We were expressing genuine concern about the wider impact of Government policy on restrictions on the welfare of our nation, and particularly on lives and livelihoods. The truth of the matter is that the burden of fighting this disease through social restrictions is not being felt fairly. Frankly, a middle-class white-collar professional can work from home. It is a bit inconvenient and they cannot go out for dinner, but it is just tiresome; it does not have an adverse effect on their health.

We should also reflect on those workers who have carried on going to work, for little thanks, yet they have been in harm’s way. I am referring to our postal workers and refuse collectors—all those people involved in delivering the services that every one of our constituents needs and expects. I do not see any of them demanding to be further up the queue to get a vaccine. We all owe them a great deal of thanks.

My biggest concerns are for those people who will lose their jobs. For each and every day that this lockdown continues, more jobs will be lost. That is my concern. There was a time when the Labour party was bothered about workers and jobs, but that is now left to us, and we will continue to fight that fight.

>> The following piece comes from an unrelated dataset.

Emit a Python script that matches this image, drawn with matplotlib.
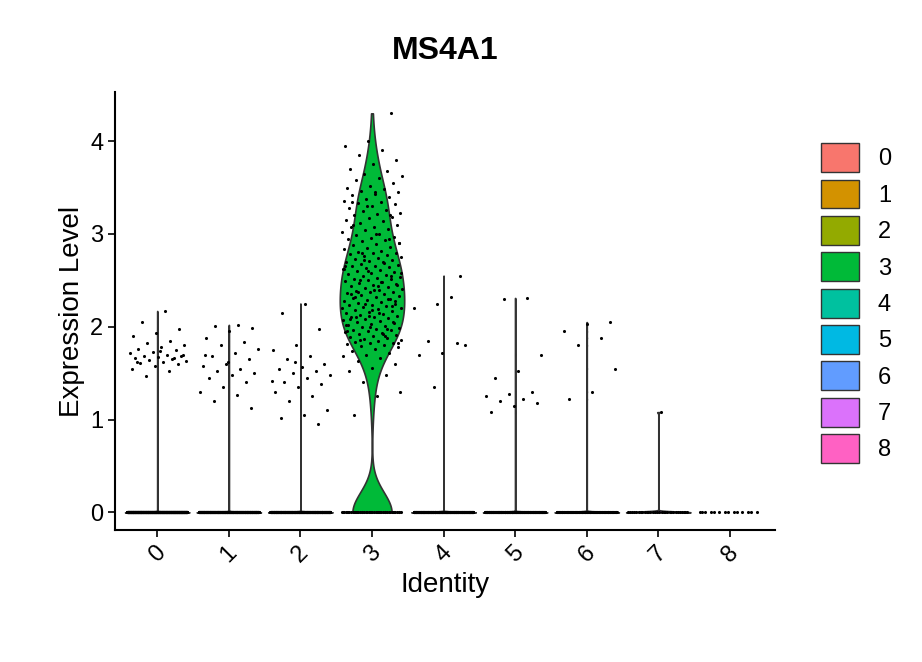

My fundamental concern is that with each day that passes, we really must make sure that we lift the restrictions as soon as possible.

The truth of the matter is that no Government should restrict the rights and liberties of their subjects without being able to demonstrate the outcome, and I am afraid that demonstrations of the effectiveness of these lockdowns have been rather poor. There is no evidence that the curfew saved any lives. We know that 2% of transmission has taken place in what are now covid-secure venues. We know that we entered into the November lockdown but came out with higher rates because schools remained open and they were the agents of transmission into people’s households and businesses. The truth is that lockdowns do not work, but we have the key to deal with this virus through the vaccinations. The Government need to be much more ambitious than the route map that has been laid before us today, so that we can take full advantage to secure our freedom again.